Alejandro Parisi

Alejandro Parisi

martes, 5 de julio de 2016

No hay, al principio, nada. Pero al final de todo está Saer.





Hoy, en el diario El País de España salió una nota sobre un autor tan insignificante y promocionado como es Houellebecq, donde se anuncia que habrá una exposición con imágenes “de sus obsesiones”. No leí la nota porque este tipo (cuyo cuerpo ha devenido en el de una señorona de peluquería) no me interesa, pero sirvió para recordar a Saer. No por sus parecidos, claro, sino por algo que pasó la segunda (y última vez) que ví a Saer en mi vida.
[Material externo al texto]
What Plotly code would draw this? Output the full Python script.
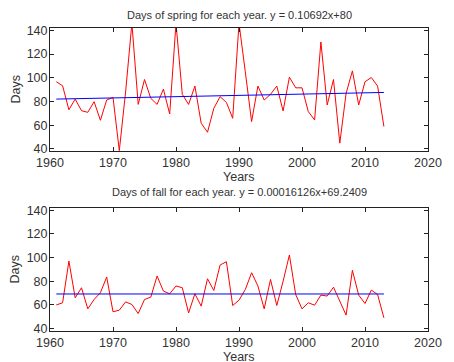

La primera fue a finales de los años 90. Mis suegros, cariñosamente empecinados en civilizarme y darme herramientas para mi formación, me invitaron a la charla que Saer iba a dar en el Club de Cultura Socialista de la calle Moreno. Fui, nervioso como pocas veces. Saer llegó, le sirvieron un whisky y dijo “Me olvidé el DNI, pero me acordé que Freddy Storani es el ministro del interior y entonces no volví a buscarlo”. Todos le festejamos el chiste, yo también, aunque no sabía por qué. Después, sumado a la ronda íntima previa a la charla general, alguien le dijo a Saer que yo estaba escribiendo mi primera novela y, aunque lo pedí, la tierra se negó tragarme. Él sonrió por compromiso, ¿qué otra cosa podía hacer? De la charla que dio no me acuerdo nada, sólo la imagen desarreglada de ese tipo que escribió varios de los mejores libros que tengo en mi biblioteca.
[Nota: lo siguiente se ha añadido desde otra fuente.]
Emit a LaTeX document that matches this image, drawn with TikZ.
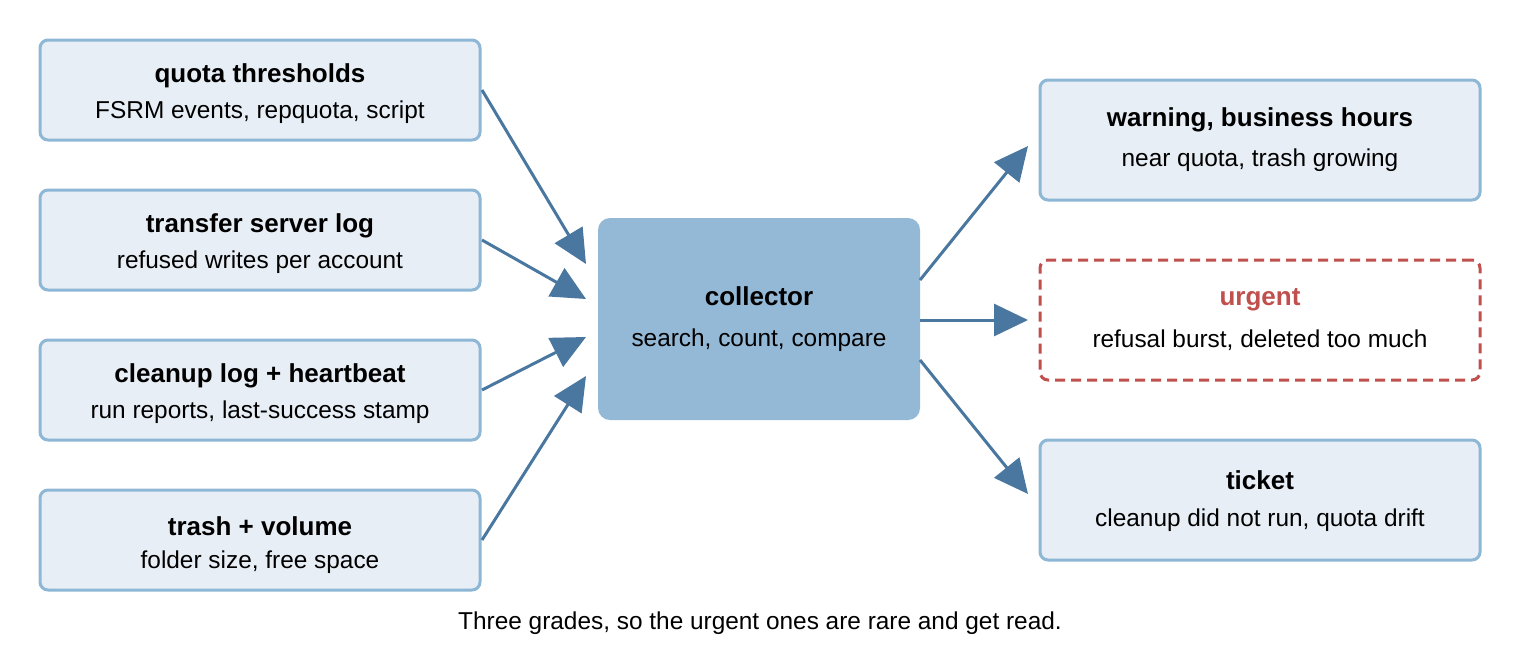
\documentclass[tikz,border=0pt]{standalone}
\usepackage{fontspec}
\setmainfont{Liberation Sans}
\usetikzlibrary{arrows.meta}
\definecolor{boxfill}{HTML}{E8EEF5}
\definecolor{boxline}{HTML}{8DB7D5}
\definecolor{coll}{HTML}{93B9D6}
\definecolor{arr}{HTML}{4A77A0}
\definecolor{urg}{HTML}{C0504D}
\begin{document}
\begin{tikzpicture}[x=0.5pt,y=-0.5pt,
  box/.style={draw=boxline,line width=1.5pt,fill=boxfill,rounded corners=4pt,minimum width=220pt,align=center,inner sep=0pt},
  t/.style={font=\bfseries\fontsize{13}{15}\selectfont},
  s/.style={font=\fontsize{12.2}{14}\selectfont},
  conn/.style={draw=arr,line width=1.5pt,-{Triangle[length=17pt,width=16pt]}}]
\useasboundingbox (0,0) rectangle (1520,660);
\node[box,minimum height=50pt] (q) at (260,90) {};
\node[box,minimum height=50pt] (tr) at (260,240) {};
\node[box,minimum height=50pt] (cl) at (260,390) {};
\node[box,minimum height=50pt] (tv) at (260,540) {};
\node[t] at (260,76) {quota thresholds};
\node[s] at (260,112) {FSRM events, repquota, script};
\node[t] at (260,226) {transfer server log};
\node[s] at (260,262) {refused writes per account};
\node[t] at (260,376) {cleanup log + heartbeat};
\node[s] at (260,412) {run reports, last-success stamp};
\node[t] at (260,526) {trash + volume};
\node[s] at (260,562) {folder size, free space};
\node[fill=coll,rounded corners=6pt,minimum width=161pt,minimum height=101pt] (c) at (759,319) {};
\node[t] at (759,296) {collector};
\node[s] at (759,340) {search, count, compare};
\node[box,minimum height=60pt] (w) at (1260,140) {};
\node[t] at (1260,120) {warning, business hours};
\node[s] at (1260,160) {near quota, trash growing};
\node[box,draw=urg,fill=white,dashed,dash pattern=on 5pt off 3pt,minimum height=60pt] (u) at (1260,320) {};
\node[t,text=urg] at (1260,300) {urgent};
\node[s] at (1260,340) {refusal burst, deleted too much};
\node[box,minimum height=60pt] (tk) at (1260,500) {};
\node[t] at (1260,480) {ticket};
\node[s] at (1260,520) {cleanup did not run, quota drift};
\node[s] (cap) at (760,623) {Three grades, so the urgent ones are rare and get read.};
\coordinate (i1) at (586,264); \coordinate (i2) at (586,299);
\coordinate (i3) at (586,337); \coordinate (i4) at (586,376);
\coordinate (o1) at (1028,146); \coordinate (o2) at (1028,320); \coordinate (o3) at (1028,494);
\draw[conn] (482,90) -- (i1);
\draw[conn] (482,240) -- (i2);
\draw[conn] (482,390) -- (i3);
\draw[conn] (482,540) -- (i4);
\draw[conn] (920,280) -- (o1);
\draw[conn] (920,320) -- (o2);
\draw[conn] (920,360) -- (o3);
\end{tikzpicture}
\end{document}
La segunda vez que lo vi fue en Barcelona. Lo habían invitado a participar de un evento llamado Cosmópolis, algo así como un supermercado fiestero de la literatura, dos palabras (fiesta y literatura) que nunca voy a aceptar como parte de lo mismo. Entre el público, además de algunos latinos, sobre todo argentinos, también había muchos europeos, más que nada franceses.
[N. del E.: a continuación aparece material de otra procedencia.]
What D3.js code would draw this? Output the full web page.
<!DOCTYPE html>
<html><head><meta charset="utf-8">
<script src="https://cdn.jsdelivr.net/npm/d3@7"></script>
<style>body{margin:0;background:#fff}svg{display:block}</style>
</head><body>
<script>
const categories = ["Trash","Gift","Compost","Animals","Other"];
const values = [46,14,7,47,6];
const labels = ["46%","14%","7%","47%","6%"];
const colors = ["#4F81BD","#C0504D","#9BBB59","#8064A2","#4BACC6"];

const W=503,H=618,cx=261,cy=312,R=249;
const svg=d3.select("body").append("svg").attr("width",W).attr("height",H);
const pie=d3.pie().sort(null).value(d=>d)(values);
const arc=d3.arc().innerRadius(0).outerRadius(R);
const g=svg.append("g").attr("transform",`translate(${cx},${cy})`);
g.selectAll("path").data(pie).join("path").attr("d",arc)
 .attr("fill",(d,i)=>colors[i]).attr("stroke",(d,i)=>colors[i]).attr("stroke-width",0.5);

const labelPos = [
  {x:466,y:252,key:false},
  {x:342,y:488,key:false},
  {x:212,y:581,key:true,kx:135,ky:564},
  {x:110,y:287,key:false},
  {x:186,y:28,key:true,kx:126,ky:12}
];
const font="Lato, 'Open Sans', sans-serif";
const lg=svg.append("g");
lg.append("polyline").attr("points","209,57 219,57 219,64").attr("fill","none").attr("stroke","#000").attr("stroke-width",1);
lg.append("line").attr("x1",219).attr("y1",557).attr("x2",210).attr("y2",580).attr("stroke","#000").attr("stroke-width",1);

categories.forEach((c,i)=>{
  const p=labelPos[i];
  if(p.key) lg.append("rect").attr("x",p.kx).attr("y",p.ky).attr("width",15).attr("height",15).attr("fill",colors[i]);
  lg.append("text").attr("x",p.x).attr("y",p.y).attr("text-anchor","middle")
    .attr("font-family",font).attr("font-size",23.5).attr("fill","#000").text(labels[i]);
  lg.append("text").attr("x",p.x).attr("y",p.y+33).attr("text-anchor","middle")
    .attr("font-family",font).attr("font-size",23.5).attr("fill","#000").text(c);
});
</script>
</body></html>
La visión que los europeos tienen de América Latina oscila entre las FARC, la Capoeira y Macondo, un mérito del boom y un estigma que cargamos los que pertenecemos a generaciones posteriores a la época de los 60-70. Y casualmente aquel día en Cosmópolis un catalán le preguntó Saer cuánto lo había influido el boom latinoamericano. Saer respondió con respeto pero su respuesta fue entre dudosa, forzada y fingida. Algo así como “y bue… qué vamos a hacer, dicen que fueron importantes”. La cadena de Saer estaba tensa, se notaba, y se le terminó de salir minutos más tarde cuando una francesa, que evidentemente sabía que él venía desde Francia, le preguntó qué opinaba de Houellebecq. Ahí Saer ya no pudo esconder el enojo. “¿Qué quiere que le diga de ese? Mejor no opino, no me interesa, es un asqueroso”. En ese momento (tenía 27 años) su respuesta me dejó sorprendido; hoy (al borde del abismo de los 40) me arrepiento de no haberlo aplaudido de pie.

Cuando terminó la charla, y los buitres y las palomas nos arremolinamos delante de Saer, yo aproveché un descuido y lo encaré sosteniendo Delivery, mi primera novela: “Seguro que en su casa tiene una mesa desnivelada. Si pone este libro debajo de la pata, se le va el problema”, le dije. O algo así, pero un mensaje claro: no se lo doy con la esperanza de que lo lea, sino que quiero dárselo. Como si esa novelita bastara para pagarle a Saer todo el disfrute que me produjeron sus libros. El tipo me miró con curiosidad por un segundo, y yo me fui satisfecho. Había cruzado los Andes de mi timidez, le había dado mi libro “al groso”.

Después de tantos años, confieso que mi vida de padre me impide seguir leyendo a Saer, porque es un autor que no se puede leer de a ratos, cinco páginas por día. Hay que meterse en el río y nadar. Sin embargo, los suyos siguen siendo los libros que más me sacudieron entre los 20 y los 30, cuando uno es permeable a las sacudidas. El primero que leí fue La pesquisa, que comparado con los otros parece un librito de nada. Del resto, hay tres que son fundamentales: El entenado, El limonero real y Nadie nada nunca.

Y sobre todo una frase, que es la letanía del país en que vivimos: “No hay, al principio, nada”. Al principio no hay/hubo nada, pero al final, 11 años después de su muerte, podemos decir que quedó de todo: y seguramente la suya sea la obra literaria más importante de la segunda mitad del siglo XX argentino.